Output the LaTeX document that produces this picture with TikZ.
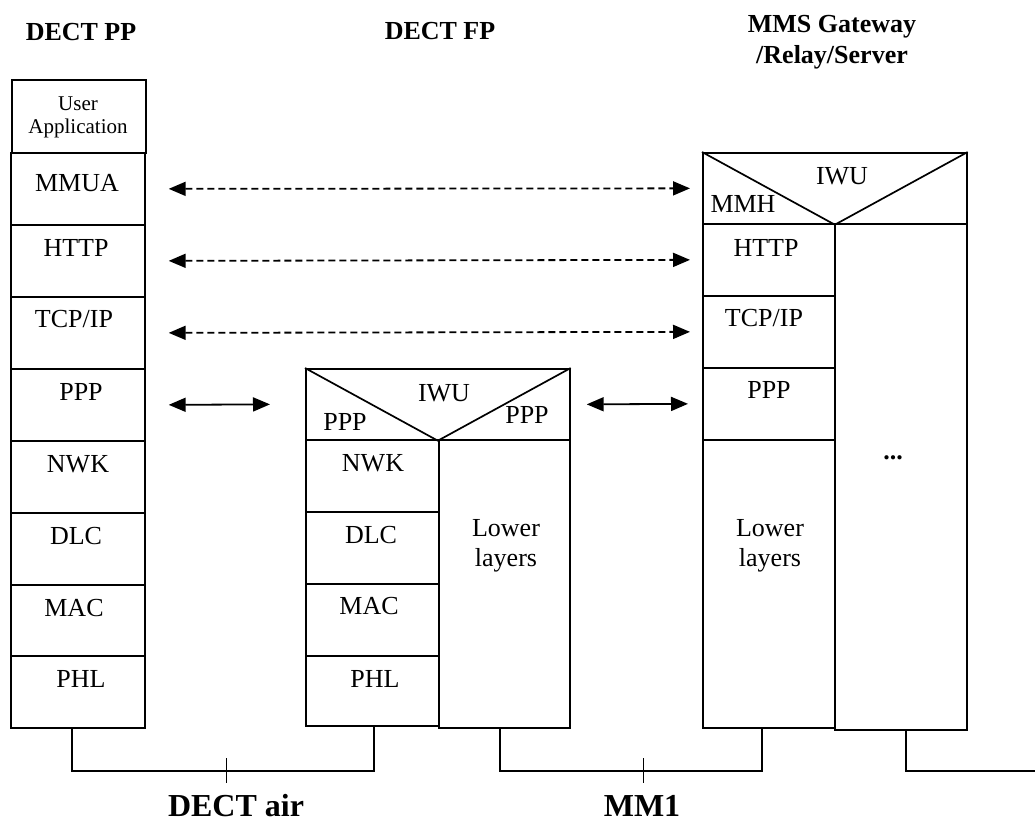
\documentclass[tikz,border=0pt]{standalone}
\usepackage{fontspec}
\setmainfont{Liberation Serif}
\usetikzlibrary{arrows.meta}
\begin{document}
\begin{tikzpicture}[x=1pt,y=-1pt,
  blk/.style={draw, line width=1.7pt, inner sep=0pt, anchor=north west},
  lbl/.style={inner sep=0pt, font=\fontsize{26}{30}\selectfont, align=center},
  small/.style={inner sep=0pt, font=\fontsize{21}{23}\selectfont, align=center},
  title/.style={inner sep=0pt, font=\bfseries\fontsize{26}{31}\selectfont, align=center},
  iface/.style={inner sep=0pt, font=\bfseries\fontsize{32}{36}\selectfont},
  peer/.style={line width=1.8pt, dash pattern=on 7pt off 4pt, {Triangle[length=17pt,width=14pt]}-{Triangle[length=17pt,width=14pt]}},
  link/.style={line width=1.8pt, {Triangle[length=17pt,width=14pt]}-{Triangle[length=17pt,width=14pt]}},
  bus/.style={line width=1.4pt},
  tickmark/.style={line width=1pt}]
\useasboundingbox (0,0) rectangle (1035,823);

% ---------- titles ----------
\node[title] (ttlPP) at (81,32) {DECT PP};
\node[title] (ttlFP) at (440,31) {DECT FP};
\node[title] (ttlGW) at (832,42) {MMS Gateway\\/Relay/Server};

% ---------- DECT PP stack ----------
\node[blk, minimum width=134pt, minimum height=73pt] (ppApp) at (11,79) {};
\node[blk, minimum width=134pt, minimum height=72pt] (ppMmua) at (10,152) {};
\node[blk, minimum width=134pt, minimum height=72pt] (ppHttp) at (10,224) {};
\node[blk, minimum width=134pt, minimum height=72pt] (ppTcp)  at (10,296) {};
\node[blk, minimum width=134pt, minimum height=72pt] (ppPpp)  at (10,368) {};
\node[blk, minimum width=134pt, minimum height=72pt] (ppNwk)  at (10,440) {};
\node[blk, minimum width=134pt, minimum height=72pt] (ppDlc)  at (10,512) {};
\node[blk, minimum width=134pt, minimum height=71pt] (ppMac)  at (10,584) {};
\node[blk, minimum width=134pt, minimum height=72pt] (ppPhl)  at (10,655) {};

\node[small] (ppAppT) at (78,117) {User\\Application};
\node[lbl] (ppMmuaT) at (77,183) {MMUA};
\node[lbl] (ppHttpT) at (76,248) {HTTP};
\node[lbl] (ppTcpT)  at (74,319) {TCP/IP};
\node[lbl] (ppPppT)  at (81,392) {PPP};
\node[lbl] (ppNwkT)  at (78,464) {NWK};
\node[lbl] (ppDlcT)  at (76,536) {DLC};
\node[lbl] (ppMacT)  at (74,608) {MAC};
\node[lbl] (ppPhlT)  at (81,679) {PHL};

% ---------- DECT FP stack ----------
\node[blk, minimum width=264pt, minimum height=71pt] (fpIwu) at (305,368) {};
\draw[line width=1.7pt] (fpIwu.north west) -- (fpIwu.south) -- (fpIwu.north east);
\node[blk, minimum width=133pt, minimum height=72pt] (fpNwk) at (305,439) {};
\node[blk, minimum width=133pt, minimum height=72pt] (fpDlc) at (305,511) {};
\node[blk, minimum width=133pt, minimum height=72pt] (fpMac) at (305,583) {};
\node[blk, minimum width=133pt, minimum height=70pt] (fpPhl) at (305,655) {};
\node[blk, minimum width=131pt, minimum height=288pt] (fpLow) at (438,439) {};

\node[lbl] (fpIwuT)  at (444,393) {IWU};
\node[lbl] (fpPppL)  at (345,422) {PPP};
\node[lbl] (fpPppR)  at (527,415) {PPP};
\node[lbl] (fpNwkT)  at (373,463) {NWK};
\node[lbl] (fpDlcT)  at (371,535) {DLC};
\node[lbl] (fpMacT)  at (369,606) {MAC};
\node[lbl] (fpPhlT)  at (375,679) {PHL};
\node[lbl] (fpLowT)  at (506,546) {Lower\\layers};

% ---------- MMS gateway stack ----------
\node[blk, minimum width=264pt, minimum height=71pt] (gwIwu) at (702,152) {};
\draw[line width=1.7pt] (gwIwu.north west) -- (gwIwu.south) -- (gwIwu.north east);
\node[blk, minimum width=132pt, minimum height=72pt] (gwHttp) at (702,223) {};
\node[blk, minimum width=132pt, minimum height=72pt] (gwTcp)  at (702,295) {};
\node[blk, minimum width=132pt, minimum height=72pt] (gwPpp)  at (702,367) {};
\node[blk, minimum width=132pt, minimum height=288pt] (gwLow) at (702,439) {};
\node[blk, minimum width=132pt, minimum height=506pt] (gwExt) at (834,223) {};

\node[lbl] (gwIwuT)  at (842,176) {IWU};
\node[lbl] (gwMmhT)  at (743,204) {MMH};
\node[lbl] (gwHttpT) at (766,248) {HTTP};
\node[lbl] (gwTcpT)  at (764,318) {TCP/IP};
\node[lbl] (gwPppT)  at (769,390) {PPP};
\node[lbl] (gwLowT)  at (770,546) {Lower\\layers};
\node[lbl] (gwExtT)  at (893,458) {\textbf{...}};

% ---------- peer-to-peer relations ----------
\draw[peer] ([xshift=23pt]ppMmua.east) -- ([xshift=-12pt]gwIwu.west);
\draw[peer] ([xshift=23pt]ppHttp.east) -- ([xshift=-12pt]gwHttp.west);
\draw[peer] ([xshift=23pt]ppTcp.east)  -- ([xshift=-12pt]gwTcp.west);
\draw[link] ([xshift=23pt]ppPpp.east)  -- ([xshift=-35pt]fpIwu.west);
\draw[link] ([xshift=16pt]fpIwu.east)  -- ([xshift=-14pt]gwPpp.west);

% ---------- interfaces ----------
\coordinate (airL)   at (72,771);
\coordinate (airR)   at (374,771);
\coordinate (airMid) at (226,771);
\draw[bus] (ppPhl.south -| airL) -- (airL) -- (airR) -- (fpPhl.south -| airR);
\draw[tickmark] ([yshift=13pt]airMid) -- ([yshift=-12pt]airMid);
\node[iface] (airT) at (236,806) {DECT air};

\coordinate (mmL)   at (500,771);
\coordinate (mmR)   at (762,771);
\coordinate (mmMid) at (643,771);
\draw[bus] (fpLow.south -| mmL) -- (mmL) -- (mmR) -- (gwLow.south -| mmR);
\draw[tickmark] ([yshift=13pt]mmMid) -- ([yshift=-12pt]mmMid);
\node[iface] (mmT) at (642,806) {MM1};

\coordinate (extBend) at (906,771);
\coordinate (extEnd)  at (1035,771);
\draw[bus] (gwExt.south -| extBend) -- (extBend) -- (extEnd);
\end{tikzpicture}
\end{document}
_ _ _ _
• _SET PROBLEM_:
Every line should be retyped exactly, with the pictures omitted.

• _CORRECT OUTPUT_:
Output the LaTeX document that produces this picture with TikZ.
\documentclass[tikz,border=0pt]{standalone}
\usepackage{fontspec}
\setmainfont{Liberation Serif}
\usetikzlibrary{arrows.meta}
\begin{document}
\begin{tikzpicture}[x=1pt,y=-1pt,
  blk/.style={draw, line width=1.7pt, inner sep=0pt, anchor=north west},
  lbl/.style={inner sep=0pt, font=\fontsize{26}{30}\selectfont, align=center},
  small/.style={inner sep=0pt, font=\fontsize{21}{23}\selectfont, align=center},
  title/.style={inner sep=0pt, font=\bfseries\fontsize{26}{31}\selectfont, align=center},
  iface/.style={inner sep=0pt, font=\bfseries\fontsize{32}{36}\selectfont},
  peer/.style={line width=1.8pt, dash pattern=on 7pt off 4pt, {Triangle[length=17pt,width=14pt]}-{Triangle[length=17pt,width=14pt]}},
  link/.style={line width=1.8pt, {Triangle[length=17pt,width=14pt]}-{Triangle[length=17pt,width=14pt]}},
  bus/.style={line width=1.4pt},
  tickmark/.style={line width=1pt}]
\useasboundingbox (0,0) rectangle (1035,823);

% ---------- titles ----------
\node[title] (ttlPP) at (81,32) {DECT PP};
\node[title] (ttlFP) at (440,31) {DECT FP};
\node[title] (ttlGW) at (832,42) {MMS Gateway\\/Relay/Server};

% ---------- DECT PP stack ----------
\node[blk, minimum width=134pt, minimum height=73pt] (ppApp) at (11,79) {};
\node[blk, minimum width=134pt, minimum height=72pt] (ppMmua) at (10,152) {};
\node[blk, minimum width=134pt, minimum height=72pt] (ppHttp) at (10,224) {};
\node[blk, minimum width=134pt, minimum height=72pt] (ppTcp)  at (10,296) {};
\node[blk, minimum width=134pt, minimum height=72pt] (ppPpp)  at (10,368) {};
\node[blk, minimum width=134pt, minimum height=72pt] (ppNwk)  at (10,440) {};
\node[blk, minimum width=134pt, minimum height=72pt] (ppDlc)  at (10,512) {};
\node[blk, minimum width=134pt, minimum height=71pt] (ppMac)  at (10,584) {};
\node[blk, minimum width=134pt, minimum height=72pt] (ppPhl)  at (10,655) {};

\node[small] (ppAppT) at (78,117) {User\\Application};
\node[lbl] (ppMmuaT) at (77,183) {MMUA};
\node[lbl] (ppHttpT) at (76,248) {HTTP};
\node[lbl] (ppTcpT)  at (74,319) {TCP/IP};
\node[lbl] (ppPppT)  at (81,392) {PPP};
\node[lbl] (ppNwkT)  at (78,464) {NWK};
\node[lbl] (ppDlcT)  at (76,536) {DLC};
\node[lbl] (ppMacT)  at (74,608) {MAC};
\node[lbl] (ppPhlT)  at (81,679) {PHL};

% ---------- DECT FP stack ----------
\node[blk, minimum width=264pt, minimum height=71pt] (fpIwu) at (305,368) {};
\draw[line width=1.7pt] (fpIwu.north west) -- (fpIwu.south) -- (fpIwu.north east);
\node[blk, minimum width=133pt, minimum height=72pt] (fpNwk) at (305,439) {};
\node[blk, minimum width=133pt, minimum height=72pt] (fpDlc) at (305,511) {};
\node[blk, minimum width=133pt, minimum height=72pt] (fpMac) at (305,583) {};
\node[blk, minimum width=133pt, minimum height=70pt] (fpPhl) at (305,655) {};
\node[blk, minimum width=131pt, minimum height=288pt] (fpLow) at (438,439) {};

\node[lbl] (fpIwuT)  at (444,393) {IWU};
\node[lbl] (fpPppL)  at (345,422) {PPP};
\node[lbl] (fpPppR)  at (527,415) {PPP};
\node[lbl] (fpNwkT)  at (373,463) {NWK};
\node[lbl] (fpDlcT)  at (371,535) {DLC};
\node[lbl] (fpMacT)  at (369,606) {MAC};
\node[lbl] (fpPhlT)  at (375,679) {PHL};
\node[lbl] (fpLowT)  at (506,546) {Lower\\layers};

% ---------- MMS gateway stack ----------
\node[blk, minimum width=264pt, minimum height=71pt] (gwIwu) at (702,152) {};
\draw[line width=1.7pt] (gwIwu.north west) -- (gwIwu.south) -- (gwIwu.north east);
\node[blk, minimum width=132pt, minimum height=72pt] (gwHttp) at (702,223) {};
\node[blk, minimum width=132pt, minimum height=72pt] (gwTcp)  at (702,295) {};
\node[blk, minimum width=132pt, minimum height=72pt] (gwPpp)  at (702,367) {};
\node[blk, minimum width=132pt, minimum height=288pt] (gwLow) at (702,439) {};
\node[blk, minimum width=132pt, minimum height=506pt] (gwExt) at (834,223) {};

\node[lbl] (gwIwuT)  at (842,176) {IWU};
\node[lbl] (gwMmhT)  at (743,204) {MMH};
\node[lbl] (gwHttpT) at (766,248) {HTTP};
\node[lbl] (gwTcpT)  at (764,318) {TCP/IP};
\node[lbl] (gwPppT)  at (769,390) {PPP};
\node[lbl] (gwLowT)  at (770,546) {Lower\\layers};
\node[lbl] (gwExtT)  at (893,458) {\textbf{...}};

% ---------- peer-to-peer relations ----------
\draw[peer] ([xshift=23pt]ppMmua.east) -- ([xshift=-12pt]gwIwu.west);
\draw[peer] ([xshift=23pt]ppHttp.east) -- ([xshift=-12pt]gwHttp.west);
\draw[peer] ([xshift=23pt]ppTcp.east)  -- ([xshift=-12pt]gwTcp.west);
\draw[link] ([xshift=23pt]ppPpp.east)  -- ([xshift=-35pt]fpIwu.west);
\draw[link] ([xshift=16pt]fpIwu.east)  -- ([xshift=-14pt]gwPpp.west);

% ---------- interfaces ----------
\coordinate (airL)   at (72,771);
\coordinate (airR)   at (374,771);
\coordinate (airMid) at (226,771);
\draw[bus] (ppPhl.south -| airL) -- (airL) -- (airR) -- (fpPhl.south -| airR);
\draw[tickmark] ([yshift=13pt]airMid) -- ([yshift=-12pt]airMid);
\node[iface] (airT) at (236,806) {DECT air};

\coordinate (mmL)   at (500,771);
\coordinate (mmR)   at (762,771);
\coordinate (mmMid) at (643,771);
\draw[bus] (fpLow.south -| mmL) -- (mmL) -- (mmR) -- (gwLow.south -| mmR);
\draw[tickmark] ([yshift=13pt]mmMid) -- ([yshift=-12pt]mmMid);
\node[iface] (mmT) at (642,806) {MM1};

\coordinate (extBend) at (906,771);
\coordinate (extEnd)  at (1035,771);
\draw[bus] (gwExt.south -| extBend) -- (extBend) -- (extEnd);
\end{tikzpicture}
\end{document}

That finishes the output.